Suppose that \( X \) has the standard Cauchy distribution, and let \(M\) denote the moment generating function of \(X\). Then

  1. \(\E(X)\) does not exist.
  2. \(M(t) = \infty\) for \(t \ne 0\).
Proof:
  1. We have seen this computation before. \( \int_a^\infty \frac{x}{\pi (1 + x^2)} \, dx = \infty \) and \( \int_{-\infty}^a \frac{x}{\pi (1 + x^2)} \, dx = -\infty \) for every \( a \in \R \), so \( \int_{-\infty}^\infty \frac{x}{\pi (1 + x^2)} \, dx \) does not exist.
  2. Note that \( \int_0^\infty \frac{e^{t x}}{\pi (1 + x^2) } \, dx = \infty\) if \( t \ge 0 \) and \( \int_{-\infty}^0 \frac{e^{t x}}{\pi (1 + x^2)} \, dx = \infty \) if \( t \le 0 \).

Once again, all distributions on \( \R \) have characteristic functions, and the standard Cauchy distribution has a particularly simple one.

Let \(\chi\) denote the characteristic function of \(X\). Then \(\chi(t) = e^{-\left|t\right|}\) for \(t \in \R\).

Proof:

The proof of this result requires contour integrals in the complex plane, and is given in the section on the Cauchy distribution in the chapter on special distributions.

Counterexample

For the Pareto distribution, only some of the moments are finite; so course, the moment generating function cannot be finite in an interval about 0. We will now give an example of a distribution for which all of the moments are finite, yet still the moment generating function is not finite in any interval about 0. Furthermore, we will see two different distributions that have the same moments of all orders.

Suppose that Z has the standard normal distribution and let \(X = e^Z\). The distribution of \(X\) is known as the (standard) lognormal distribution. The lognormal distribution is studied in more generality in the chapter on Special Distributions. This distribution has finite moments of all orders, but infinite moment generating function.
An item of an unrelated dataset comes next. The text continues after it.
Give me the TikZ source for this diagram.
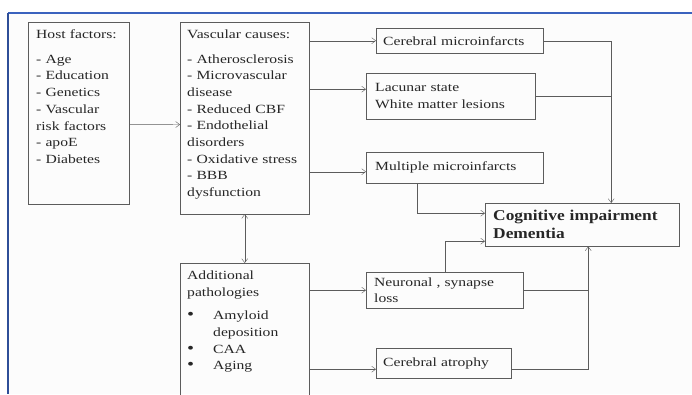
\documentclass[tikz,border=0pt]{standalone}
\usepackage{fontspec}
\setmainfont{Liberation Serif}[FakeStretch=1.25, BoldFeatures={FakeStretch=1.16}]
\usetikzlibrary{positioning, arrows.meta}
\definecolor{frameblue}{HTML}{3A62BE}
\definecolor{linegray}{HTML}{5C5C5C}
\newcommand{\itembul}{\makebox[26pt][l]{\fontsize{16}{16}\selectfont\textbullet}}
\tikzset{
  box/.style = {
    shape = rectangle,
    draw = linegray,
    anchor = north west,
    align = left,
    inner xsep = 8pt,
    inner ysep = 0pt,
    text = black!85,
    font = \fontsize{12.5}{16.7}\selectfont,
  }
}
\tikzset{
  arrow1/.style = {
    draw = linegray, -{Straight Barb[length = 4pt, width = 6pt]},
  },
  arrow2/.style = {
    draw = linegray, {Straight Barb[length = 4pt, width = 6pt]}-{Straight Barb[length = 4pt, width = 6pt]},
  },
  line1/.style = {draw = linegray},
}

\begin{document}
\begin{tikzpicture}[x = 1pt, y = -1pt]
            \clip (0,0) rectangle (692,394);
            \fill[black!1] (8,13) rectangle (692,394);
            \draw[frameblue, line width = 1.3pt] (692,13) -- (8,13);
            \draw[frameblue!80!black, line width = 2pt] (8,13) -- (8,394);
            % left column
            \node[box, text width = 85pt, inner ysep = 7.5pt, text depth = 158pt](host) at (28,22)
                {Host factors:\\[8pt] - Age\\ - Education\\ - Genetics\\ - Vascular\\ risk factors\\ - apoE\\ - Diabetes};
            \node[box, text width = 115pt, inner xsep = 7pt, inner ysep = 7.5pt, text depth = 168pt](vasc) at (180,22)
                {Vascular causes:\\[8pt] - Atherosclerosis\\ - Microvascular\\ disease\\ - Reduced CBF\\ - Endothelial\\ disorders\\ - Oxidative stress\\ - BBB\\ dysfunction};
            \node[box, text width = 115pt, inner xsep = 7pt, inner ysep = 7.5pt, text depth = 130pt](add) at (180,263)
                {Additional\\ pathologies\\[7pt]
                 \itembul Amyloid\\ \hspace*{26pt}deposition\\
                 \itembul CAA\\ \itembul Aging};
            % right column
            \node[box, text width = 153pt, inner xsep = 7pt, minimum height = 25pt](cmi) at (376,28) {Cerebral microinfarcts};
            \node[box, text width = 151pt, inner xsep = 9pt, minimum height = 46pt](lac) at (366,73) {Lacunar state\\ White matter lesions};
            \node[box, text width = 159pt, inner xsep = 9pt, minimum height = 31pt](mult) at (366,152) {Multiple microinfarcts};
            \node[box, text width = 178pt, minimum height = 43pt, font = \bfseries\fontsize{15}{18}\selectfont](cog) at (485,203)
                {Cognitive impairment\\ Dementia};
            \node[box, text width = 141pt, minimum height = 36pt](neu) at (366,272) {Neuronal , synapse\\ loss};
            \node[box, text width = 121pt, inner xsep = 7pt, minimum height = 30pt](atr) at (376,348) {Cerebral atrophy};
            % helper points
            \coordinate (lacin) at ([yshift = 7pt]lac.west);
            \coordinate (multin) at ([yshift = -4pt]mult.west);
            \coordinate (atrin) at ([yshift = -6pt]atr.west);
            \coordinate (cogtop) at ([xshift = 29pt]cog.north);
            \coordinate (cogbot) at ([xshift = 6pt]cog.south);
            % connectors
            \draw[arrow1]([yshift = -11.5pt]host.east) -- ([yshift = -6.5pt]vasc.west);
            \draw[arrow1](vasc.east |- cmi.west) -- (cmi.west);
            \draw[arrow1](vasc.east |- lacin) -- (lacin);
            \draw[arrow1](vasc.east |- multin) -- (multin);
            \draw[arrow2](vasc.south) -- (add.north);
            \draw[arrow1](add.east |- neu.west) -- (neu.west);
            \draw[arrow1](add.east |- atrin) -- (atrin);
            \draw[arrow1](cmi.east) -| (cogtop);
            \draw[line1](lac.east) -- (lac.east -| cogtop);
            \draw[arrow1]([xshift = -37.5pt]mult.south) |- ([yshift = 11.5pt]cog.west);
            \draw[arrow1](neu.north) |- ([yshift = -16.5pt]cog.west);
            \draw[arrow1]([yshift = -6pt]atr.east) -| (cogbot);
            \draw[line1](neu.east) -- (neu.east -| cogbot);
        \end{tikzpicture}
\end{document}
\(X\) has probability density function \[ f(x) = \frac{1}{\sqrt{2 \pi} x} \exp\left(-\frac{1}{2} \ln^2(x)\right), \quad x \gt 0 \]

  1. \(\E\left(X^n\right) = e^{\frac{1}{2}n^2}\) for \(n \in \N\).
  2. \(\E\left(e^{t X}\right) = \infty\) for \(t \gt 0\).
Proof:

We use the change of variables theorem. The transformation is \( x = e^z \) so the inverse transformation is \( z = \ln(x) \) for \( x \in (0, \infty) \) and \( z \in \R \). Letting \( \phi \) denote the PDF of \( Z \), it follows that the PDF of \( X \) is \( f(x) = \phi(z) \, dz / dx = \phi\left[\ln(x)\right] \big/ x \) for \( x \gt 0 \).

  1. We use the moment generating function of the standard normal distribution given above: \( \E\left(X^n\right) = \E\left(e^{n Z}\right) = e^{n^2 / 2}\).
  2. Note that \[ \E\left(e^{t X}\right) = \E\left[\sum_{n=0}^\infty \frac{(t X)^n}{n!}\right] = \sum_{n=0}^\infty \frac{\E(X^n)}{n!} t^n = \sum_{n=0}^\infty \frac{e^{n^2 / 2}}{n!} t^n = \infty, \quad t \gt 0 \] The interchange of expected value and sum is justified since \( X \) is nonnegative. See the advanced section on properties of the integral in the chapter on Distributions for more details.

Next we construct a different distribution with the same moments as \( X \).

Now let \(h(x) = \sin\left[2 \pi \ln(x)\right]\) for \(x \gt 0\) and let \(g(x) = f(x)\left[1 + h(x)\right]\) for \(x \gt 0\). Then

  1. \(g\) is a probability density function.
  2. If \( Y \) has probability density function \( g \) then \(\E\left(Y^n\right) = e^{\frac{1}{2} n^2}\) for \(n \in \N\)
Proof:

Note first that \( g(x) \ge 0 \) for \( x \gt 0 \). Next, let \( U \) have the normal distribution with mean \( n \) and variance 1. Using the change of variables \(u = \ln(x)\) and completing the square shows that for \(n \in \N\), \[ \int_0^\infty x^n f(x) h(x) \, dx = e^{-\frac{1}{2}n^2} \E\left[\sin(2 \pi U)\right] \] From symmetry it follows that \( \int_0^\infty x^n f(x) h(x) \, dx = 0 \) for \( n \in \N \). Therefore \[ \int_0^\infty x^n g(x) \, dx = \int_0^\infty x^n f(x) \, dx + \int_0^\infty x^n f(x) h(x) \, dx = \int_0^\infty x^n f(x) \, dx \] Letting \( n = 0 \) shows that \( g \) is a PDF, and then more generally, the moments of \( Y \) are the same as the moments of \( X \).

Densities of two distributions with the same moments
The graphs of \( f \) and \( g \), probability density functions for two distributions with the same moments of all orders.